CRAG: Can 3D Generative Models Help 3D Assembly?
This work addresses the limitation of existing 3D assembly methods that cannot synthesize missing geometry, which is a significant problem for robotics and computer graphics applications dealing with incomplete 3D data.
This paper tackles 3D assembly by reformulating it as a joint problem of assembly and generation, allowing it to synthesize missing geometry while predicting poses for input parts. The proposed method, CRAG, achieves state-of-the-art performance on in-the-wild objects with diverse geometries, varying part counts, and missing pieces.

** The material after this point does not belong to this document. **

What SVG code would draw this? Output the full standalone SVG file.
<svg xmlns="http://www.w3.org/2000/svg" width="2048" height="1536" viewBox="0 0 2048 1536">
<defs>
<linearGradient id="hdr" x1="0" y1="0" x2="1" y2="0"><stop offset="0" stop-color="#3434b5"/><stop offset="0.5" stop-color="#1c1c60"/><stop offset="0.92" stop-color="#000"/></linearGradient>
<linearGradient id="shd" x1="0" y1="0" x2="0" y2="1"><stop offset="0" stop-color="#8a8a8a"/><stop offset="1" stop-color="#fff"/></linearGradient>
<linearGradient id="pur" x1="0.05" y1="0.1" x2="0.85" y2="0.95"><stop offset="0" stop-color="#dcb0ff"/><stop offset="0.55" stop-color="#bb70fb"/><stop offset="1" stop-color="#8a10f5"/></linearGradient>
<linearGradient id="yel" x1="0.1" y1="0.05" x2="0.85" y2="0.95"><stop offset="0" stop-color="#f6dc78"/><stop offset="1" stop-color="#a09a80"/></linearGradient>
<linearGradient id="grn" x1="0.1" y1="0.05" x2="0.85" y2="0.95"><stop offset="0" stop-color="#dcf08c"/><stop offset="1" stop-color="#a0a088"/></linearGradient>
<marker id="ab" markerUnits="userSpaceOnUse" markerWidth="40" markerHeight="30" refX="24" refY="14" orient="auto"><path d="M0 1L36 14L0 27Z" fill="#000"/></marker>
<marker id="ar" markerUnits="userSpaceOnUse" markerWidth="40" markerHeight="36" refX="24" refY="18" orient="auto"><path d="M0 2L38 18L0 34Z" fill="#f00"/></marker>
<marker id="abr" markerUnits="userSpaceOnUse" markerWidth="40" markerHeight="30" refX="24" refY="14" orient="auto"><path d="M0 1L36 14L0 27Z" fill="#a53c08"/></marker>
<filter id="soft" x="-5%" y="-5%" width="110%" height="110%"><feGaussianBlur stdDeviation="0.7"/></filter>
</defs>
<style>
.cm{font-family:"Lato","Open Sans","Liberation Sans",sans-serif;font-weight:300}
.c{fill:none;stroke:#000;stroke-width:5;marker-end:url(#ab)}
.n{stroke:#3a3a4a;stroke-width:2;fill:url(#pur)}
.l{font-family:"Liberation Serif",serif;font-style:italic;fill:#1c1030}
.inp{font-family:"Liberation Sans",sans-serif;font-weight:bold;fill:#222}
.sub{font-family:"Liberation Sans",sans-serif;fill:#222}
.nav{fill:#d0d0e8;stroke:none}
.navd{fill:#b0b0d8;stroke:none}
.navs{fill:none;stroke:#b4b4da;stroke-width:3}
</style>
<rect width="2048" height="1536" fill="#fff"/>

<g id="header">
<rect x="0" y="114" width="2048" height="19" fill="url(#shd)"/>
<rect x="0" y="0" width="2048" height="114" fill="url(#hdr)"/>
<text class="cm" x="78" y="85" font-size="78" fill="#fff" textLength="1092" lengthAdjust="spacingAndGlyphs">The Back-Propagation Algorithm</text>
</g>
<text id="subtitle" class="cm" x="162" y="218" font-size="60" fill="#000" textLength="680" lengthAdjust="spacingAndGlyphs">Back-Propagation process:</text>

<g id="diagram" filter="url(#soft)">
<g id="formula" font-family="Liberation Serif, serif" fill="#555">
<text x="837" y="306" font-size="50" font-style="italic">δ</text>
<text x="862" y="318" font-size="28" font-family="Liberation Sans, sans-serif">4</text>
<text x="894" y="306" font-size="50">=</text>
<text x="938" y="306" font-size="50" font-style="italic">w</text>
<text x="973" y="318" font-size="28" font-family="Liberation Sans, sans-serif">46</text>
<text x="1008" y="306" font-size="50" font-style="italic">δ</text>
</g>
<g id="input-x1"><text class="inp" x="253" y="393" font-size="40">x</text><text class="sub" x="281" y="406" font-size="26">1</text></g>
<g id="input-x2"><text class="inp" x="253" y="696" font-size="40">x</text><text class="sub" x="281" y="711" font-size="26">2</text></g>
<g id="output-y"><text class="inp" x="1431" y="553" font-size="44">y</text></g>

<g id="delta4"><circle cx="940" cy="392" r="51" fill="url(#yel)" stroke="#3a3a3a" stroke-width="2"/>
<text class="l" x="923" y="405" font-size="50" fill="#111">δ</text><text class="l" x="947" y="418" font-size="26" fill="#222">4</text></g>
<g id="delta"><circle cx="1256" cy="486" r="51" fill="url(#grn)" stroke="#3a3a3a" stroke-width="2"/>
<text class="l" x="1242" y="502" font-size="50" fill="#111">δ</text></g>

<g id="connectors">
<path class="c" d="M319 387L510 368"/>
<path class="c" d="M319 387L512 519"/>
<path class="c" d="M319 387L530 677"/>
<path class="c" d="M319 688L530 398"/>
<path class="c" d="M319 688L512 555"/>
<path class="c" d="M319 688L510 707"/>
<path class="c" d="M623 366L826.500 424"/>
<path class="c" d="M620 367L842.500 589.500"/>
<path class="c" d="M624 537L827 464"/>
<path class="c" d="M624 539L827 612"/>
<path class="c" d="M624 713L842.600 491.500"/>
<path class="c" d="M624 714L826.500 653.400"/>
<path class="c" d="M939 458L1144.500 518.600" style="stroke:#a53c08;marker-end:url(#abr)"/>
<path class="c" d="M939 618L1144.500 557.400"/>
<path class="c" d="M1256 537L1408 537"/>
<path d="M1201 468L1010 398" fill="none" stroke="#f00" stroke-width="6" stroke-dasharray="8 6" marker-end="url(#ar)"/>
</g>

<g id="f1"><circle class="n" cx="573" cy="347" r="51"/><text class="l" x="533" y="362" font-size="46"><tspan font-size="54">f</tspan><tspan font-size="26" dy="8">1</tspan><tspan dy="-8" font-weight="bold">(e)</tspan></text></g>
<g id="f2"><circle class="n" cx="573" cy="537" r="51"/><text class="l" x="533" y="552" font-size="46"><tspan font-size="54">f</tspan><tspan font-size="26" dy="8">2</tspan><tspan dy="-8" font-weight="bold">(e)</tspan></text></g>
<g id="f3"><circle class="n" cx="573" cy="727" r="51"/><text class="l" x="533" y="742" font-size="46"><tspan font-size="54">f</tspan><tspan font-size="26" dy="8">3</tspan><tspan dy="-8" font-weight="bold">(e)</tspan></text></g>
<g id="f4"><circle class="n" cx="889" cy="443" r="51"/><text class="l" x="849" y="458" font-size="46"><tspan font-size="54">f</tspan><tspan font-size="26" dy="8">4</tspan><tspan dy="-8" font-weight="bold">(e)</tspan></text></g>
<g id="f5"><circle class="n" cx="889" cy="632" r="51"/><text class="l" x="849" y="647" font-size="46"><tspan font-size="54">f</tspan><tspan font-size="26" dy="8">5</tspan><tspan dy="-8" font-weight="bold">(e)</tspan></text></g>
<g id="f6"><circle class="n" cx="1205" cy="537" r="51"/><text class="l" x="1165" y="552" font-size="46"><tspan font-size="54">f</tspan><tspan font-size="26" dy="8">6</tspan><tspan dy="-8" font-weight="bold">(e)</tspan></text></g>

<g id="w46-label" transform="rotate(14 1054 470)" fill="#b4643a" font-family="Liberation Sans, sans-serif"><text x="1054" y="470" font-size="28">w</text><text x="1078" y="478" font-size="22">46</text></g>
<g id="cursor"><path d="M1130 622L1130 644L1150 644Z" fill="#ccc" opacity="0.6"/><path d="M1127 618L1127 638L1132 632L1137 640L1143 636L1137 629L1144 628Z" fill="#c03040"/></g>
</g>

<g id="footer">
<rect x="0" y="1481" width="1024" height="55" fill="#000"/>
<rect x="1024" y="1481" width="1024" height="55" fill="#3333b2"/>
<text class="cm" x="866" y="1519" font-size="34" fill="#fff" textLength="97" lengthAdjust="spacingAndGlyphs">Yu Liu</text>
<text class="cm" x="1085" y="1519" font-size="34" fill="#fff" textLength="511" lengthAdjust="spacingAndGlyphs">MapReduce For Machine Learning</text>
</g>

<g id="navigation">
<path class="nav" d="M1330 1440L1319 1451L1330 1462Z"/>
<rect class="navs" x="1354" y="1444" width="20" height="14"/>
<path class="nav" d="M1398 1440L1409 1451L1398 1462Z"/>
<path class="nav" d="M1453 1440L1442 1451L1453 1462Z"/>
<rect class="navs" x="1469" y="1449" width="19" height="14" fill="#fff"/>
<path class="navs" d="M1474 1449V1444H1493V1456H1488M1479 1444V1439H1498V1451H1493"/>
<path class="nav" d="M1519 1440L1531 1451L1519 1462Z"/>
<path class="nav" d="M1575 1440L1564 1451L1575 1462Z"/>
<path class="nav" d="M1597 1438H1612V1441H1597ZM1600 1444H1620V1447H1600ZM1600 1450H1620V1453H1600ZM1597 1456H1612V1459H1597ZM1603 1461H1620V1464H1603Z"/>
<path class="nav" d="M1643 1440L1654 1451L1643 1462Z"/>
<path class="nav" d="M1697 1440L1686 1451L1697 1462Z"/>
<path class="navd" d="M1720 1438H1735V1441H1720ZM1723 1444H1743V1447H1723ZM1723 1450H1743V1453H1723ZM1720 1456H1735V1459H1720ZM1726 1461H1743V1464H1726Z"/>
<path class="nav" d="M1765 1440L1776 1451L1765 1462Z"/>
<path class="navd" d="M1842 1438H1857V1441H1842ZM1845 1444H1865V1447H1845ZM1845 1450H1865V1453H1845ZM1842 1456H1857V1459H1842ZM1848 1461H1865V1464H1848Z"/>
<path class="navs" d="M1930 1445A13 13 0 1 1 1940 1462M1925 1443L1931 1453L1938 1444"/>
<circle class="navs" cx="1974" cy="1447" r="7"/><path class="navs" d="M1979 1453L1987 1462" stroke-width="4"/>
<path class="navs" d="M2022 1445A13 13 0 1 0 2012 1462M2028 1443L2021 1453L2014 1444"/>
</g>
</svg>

Most existing 3D assembly methods treat the problem as pure pose estimation, rearranging observed parts via rigid transformations. In contrast, human assembly naturally couples structural reasoning with holistic shape inference. Inspired by this intuition, we reformulate 3D assembly as a joint problem of assembly and generation. We show that these two processes are mutually reinforcing: assembly provides part-level structural priors for generation, while generation injects holistic shape context that resolves ambiguities in assembly. Unlike prior methods that cannot synthesize missing geometry, we propose CRAG, which simultaneously generates plausible complete shapes and predicts poses for input parts. Extensive experiments demonstrate state-of-the-art performance across in-the-wild objects with diverse geometries, varying part counts, and missing pieces. Our code and models will be released.